O título Poemas e urgência aponta ao leitor o que se instalará à flor-da-pele (ou no fio da lâmina) das palavras. Essa urgência-singular é unânime e ecumênica, mesmo que, por vezes, camuflada pela leveza de cenas sutis flagradas do cotidiano.
Pelagagi incensa a ancestralidade através do olfato, os cheiros, temperos, perfumes, especiarias: a hortelã da infância, a dama-da-noite, o pão, o azeite, o vinho e, por que não dizer, do sangue rizomático que assombra a menina que habita a mulher, que abriga a mãe. “Ser menina é urgente”, a frase do poema “Matrioska” ecoa pelas páginas do livro. O poeta inglês William Wodsworth escreveu, Machado de Assis ratificou: o menino é o pai do homem. Entretanto, fica a interrogação: a menina é o pai da mulher? A menina é a mãe da mulher? Ou é apenas “A origem do mundo” — rasgo metafórico e fundura infinita representados pela pintura de Gustave Courbet? Afinal de contas o que quer a menina como a sua descendência? E com ascendência? O que ela inaugura?

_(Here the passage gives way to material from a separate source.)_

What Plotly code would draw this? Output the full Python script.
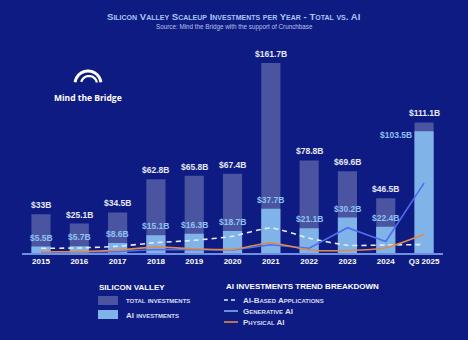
import numpy as np
import plotly.graph_objects as go

years = ["2015", "2016", "2017", "2018", "2019", "2020", "2021", "2022", "2023", "2024", "Q3 2025"]
total_inv = [33.0, 25.1, 34.5, 62.8, 65.8, 67.4, 161.7, 78.8, 69.6, 46.5, 111.1]
ai_inv = [5.5, 5.7, 8.6, 15.1, 16.3, 18.7, 37.7, 21.1, 30.2, 22.4, 103.5]
total_labels = ["$33B", "$25.1B", "$34.5B", "$62.8B", "$65.8B", "$67.4B", "$161.7B", "$78.8B", "$69.6B", "$46.5B", "$111.1B"]
ai_labels = ["$5.5B", "$5.7B", "$8.6B", "$15.1B", "$16.3B", "$18.7B", "$37.7B", "$21.1B", "$30.2B", "$22.4B", "$103.5B"]
ai_based_apps = [4.0, 4.3, 5.7, 8.8, 10.8, 14.2, 21.3, 12.6, 6.6, 6.8, 7.2]
generative_ai = [0.8, 0.9, 1.2, 3.0, 2.8, 2.6, 7.0, 4.0, 21.5, 9.8, 59.5]
physical_ai = [1.0, 1.2, 2.5, 5.0, 3.5, 3.1, 8.5, 2.6, 2.1, 4.5, 15.9]

W, H = 468, 340
BG = "#0E1B82"
TOTAL_C = "#4A54A0"
AI_C = "#80B4E8"
GEN_C = "#4D6EF0"
PHY_C = "#E08A4A"
FONT = "Liberation Sans, Arial, sans-serif"


def px(x):
    return x / W


def py(y):
    return 1 - y / H


fig = go.Figure()
fig.add_trace(go.Bar(x=years, y=total_inv, marker=dict(color=TOTAL_C, line_width=0), width=0.5,
                     name="Total investments", showlegend=False, hoverinfo="skip"))
fig.add_trace(go.Bar(x=years, y=ai_inv, marker=dict(color=AI_C, line_width=0), width=0.5,
                     name="AI investments", showlegend=False, hoverinfo="skip"))
fig.add_trace(go.Scatter(x=years, y=ai_based_apps, mode="lines", name="AI-Based Applications",
                         line=dict(color="#E8ECF8", width=1.6, dash="5px,4px", shape="spline", smoothing=0.6),
                         showlegend=False))
fig.add_trace(go.Scatter(x=years, y=generative_ai, mode="lines", name="Generative AI",
                         line=dict(color=GEN_C, width=1.6), showlegend=False))
fig.add_trace(go.Scatter(x=years, y=physical_ai, mode="lines", name="Physical AI",
                         line=dict(color=PHY_C, width=1.6, shape="spline", smoothing=0.7), showlegend=False))

annotations = []
for i, (v, t) in enumerate(zip(total_inv, total_labels)):
    annotations.append(dict(x=i, y=v, xref="x", yref="y", text=t, showarrow=False, yanchor="bottom",
                            yshift=2, font=dict(family=FONT, size=8.5, color="#E6E8F5", weight="bold")))
for i, (v, t) in enumerate(zip(ai_inv, ai_labels)):
    if i == len(years) - 1:
        annotations.append(dict(x=i, y=v, xref="x", yref="y", text=t, showarrow=False, xanchor="right",
                                yanchor="middle", xshift=-10, yshift=-4,
                                font=dict(family=FONT, size=8.5, color="#8EC3F5", weight="bold")))
    else:
        annotations.append(dict(x=i, y=v, xref="x", yref="y", text=t, showarrow=False, yanchor="bottom",
                                yshift=2, font=dict(family=FONT, size=8.5, color="#8EC3F5", weight="bold")))


def pa(x, y, text, font, xanchor="center"):
    return dict(x=px(x), y=py(y), xref="paper", yref="paper", text=text, showarrow=False,
                xanchor=xanchor, yanchor="middle", font=font)


# Title and subtitle
annotations.append(pa(234, 16, "Silicon Valley Scaleup Investments per Year - Total vs. AI",
                      dict(family=FONT, size=9.6, color="#A9C6F5", weight="bold", variant="small-caps")))
annotations.append(pa(234, 27, "Source: Mind the Bridge with the support of Crunchbase",
                      dict(family=FONT, size=6.3, color="#B8C4E8")))
# Logo text
annotations.append(pa(88, 97, "Mind the Bridge", dict(family="Open Sans, sans-serif", size=8.5, color="white", weight="bold")))

# Legend texts
leg_font_title = dict(family=FONT, size=8, color="white", weight="bold")
leg_font_item = dict(family=FONT, size=8, color="#D8DDF2", weight="bold", variant="small-caps")
annotations += [
    pa(97, 287, "SILICON VALLEY", leg_font_title, "left"),
    pa(124, 300, "total investments", leg_font_item, "left"),
    pa(124, 315, "AI investments", leg_font_item, "left"),
    pa(224, 286, "AI INVESTMENTS TREND BREAKDOWN", leg_font_title, "left"),
    pa(241, 300, "AI-Based Applications", leg_font_item, "left"),
    pa(241, 311, "Generative AI", leg_font_item, "left"),
    pa(241, 322, "Physical AI", leg_font_item, "left"),
]

shapes = [
    dict(type="rect", xref="paper", yref="paper", x0=px(98), x1=px(118), y0=py(305), y1=py(296), fillcolor=TOTAL_C, line_width=0),
    dict(type="rect", xref="paper", yref="paper", x0=px(98), x1=px(118), y0=py(319), y1=py(310), fillcolor=AI_C, line_width=0),
    dict(type="line", xref="paper", yref="paper", x0=px(224), x1=px(238), y0=py(300), y1=py(300), line=dict(color="#E8ECF8", width=1.6, dash="4px,3px")),
    dict(type="line", xref="paper", yref="paper", x0=px(224), x1=px(238), y0=py(311), y1=py(311), line=dict(color="#7FB2F0", width=1.6)),
    dict(type="line", xref="paper", yref="paper", x0=px(224), x1=px(238), y0=py(322), y1=py(322), line=dict(color=PHY_C, width=1.6)),
]


# Logo arcs
def arc_path(cx, cy, r, a0, a1, n=30):
    ang = np.radians(np.linspace(a0, a1, n))
    pts = [(px(cx + r * np.cos(a)), py(cy - r * np.sin(a))) for a in ang]
    return "M " + " L ".join(f"{x:.5f},{y:.5f}" for x, y in pts)


shapes.append(dict(type="path", xref="paper", yref="paper", path=arc_path(88, 84, 13, 172, 8), line=dict(color="white", width=3)))
shapes.append(dict(type="path", xref="paper", yref="paper", path=arc_path(89, 84, 8, 165, 10), line=dict(color="white", width=2.2)))

fig.update_layout(
    width=W, height=H, margin=dict(l=0, r=0, t=0, b=0),
    paper_bgcolor=BG, plot_bgcolor=BG, barmode="overlay",
    annotations=annotations, shapes=shapes, showlegend=False,
    xaxis=dict(domain=[px(21.85), px(443.2)], type="category", range=[-0.5, len(years) - 0.5],
               showgrid=False, zeroline=False,
               showline=True, linecolor="#6F8FE0", linewidth=1.5, ticks="",
               tickfont=dict(family=FONT, size=8, color="white", weight="bold")),
    yaxis=dict(domain=[py(253), py(45)], range=[0, 177], visible=False, showgrid=False, zeroline=False),
)

fig.write_html("out.html")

Esses e outros enigmas tornam-se insumos para a formulação poética pelagagiana. O que é tempo, por exemplo, ela indaga em “Fotografia que não fiz”: “capturei você ali sentado à janela/com idade indizível/Novo, velho, eterno/naquela expressão de viver”.
Em “Primeiro andar”, o medo, infiltrações e rachaduras (símbolos de nossas fendas existenciais?) são bichos noturnos que tanto provocam a nudez quanto desassossegam. O mundo exterior, o pânico, a morte, a violência, o vírus e seus tentáculos afetam e dão substrato à escrita, como auscultamos em “Era para ser um ensaio”, “Choro”, “Pandemia I”, “Pandemia II”, “Para o menino da foto”, “A impressão de existir(em)”, “Black Lives Matter”, “Ruas ilustres”, “Tsunami” e outros.
Andréa homenageia alguns de seus autores prediletos, num trânsito intertextual que atesta a força, a profundidade e a intrínseca musicalidade de sua trajetória literária. Assim como a “Valsa número 2”, de Shostakovich, que assovia aos nossos ouvidos, enquanto sonhamos a pedido do poema “Sexta-feira”, trago o antológico “Urgentemente”, de Eugénio de Andrade, como um mantra lírico a nos acompanhar nessa travessia, como uma senha (ou mote) da esperança que supostamente nasce à revelia, no inconsciente poético desta obra. Sim, é urgente o amor, é urgente permanecer. Assim como é urgente seguirmos verso a verso até o Posfácio, “O lugar era de uma aridez só/ Mas dava pra ver, de longe, se olhasse bem, uma flor/O homem era de uma aridez só/Mas dava pra ver, de longe, se olhasse bem, o amor/O texto era de uma aridez só/Mas dava pra ler, lá no meio, se decifrasse bem, alguma coisa além”.